La France découvre qu'on lui a menti depuis des années. À force de s'entendre répéter que les choses sont plus compliquées que cela et qu'il faut laisser faire les spécialistes, le français a perdu ses connaissances et commencé à douter même du bon sens, pour s'apercevoir en fin de compte qu'il n'est pas plus bête qu'un autre et que les belles promesses n'engagent que ceux qui y croient. Les arguments des instances sportives étant les mêmes que ceux des hommes politiques, le résultat sera le même. Ne jamais faire confiance sur les promesses de résultats simplement parce que celui qui les fait n'est maître ni du temps ni même de son propre destin.

La presse n'informe plus, elle n'est que le mégaphone de gens qui sont incapables de recul car le nez dans le guidon. La presse n'analyse plus, ne fourni plus d'outils d'interprétation et de compréhension, alors les dépêches s'empilent, se poussent les unes les autres, sans point de fuite mais dans une grande fuite en avant.

Ce que cela montre est que la société est perdue, sans repère, sans espoirs, sans buts, sans volontés, mais aussi que les princes n'ont plus la consistance de ceux que voulait conseiller Machiavel. Il ne suffit pas de détourner l'attention du peuple, de l'occuper comme un enfant, il faut aussi et surtout une stratégie pour en faire quelque chose, le mener quelque part. Le peuple se fout pas mal de la valeur éthique ou morale de l'action, il est aussi bien capable de se battre pour une bonne ou une mauvaise raison et il admire plus Napoléon Ier pour la grandeur de ses massacres que Napoléon III pour la faiblesse de ses choix. Car c'est aller quelque part qu'il veut, non devoir décider de lui-même.
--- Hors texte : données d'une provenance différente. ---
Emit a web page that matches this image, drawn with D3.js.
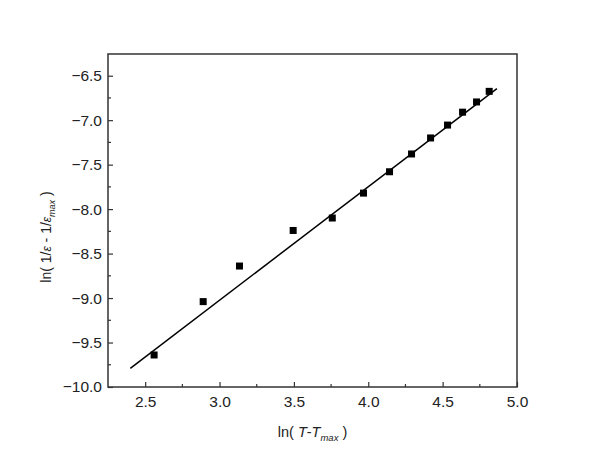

Mais pour cela faut-il encore que les princes sachent eux-mêmes et n'attendent pas que les circonstances adviennent d'elle-même.

Sans raison, sans rationalité l'Homme n'est même pas un animal, mais un bois mort charrié par les flots, c'est un poids qui se subit lui-même dans une inertie qui l'entraîne à l'opposé de ce qu'il devrait souhaiter.

Les instants pathétiques que nous traversons ne sont que les reflets sombres d'une mauvaise passe de laquelle nous devons nous tirer car nous le pouvons donc le devons.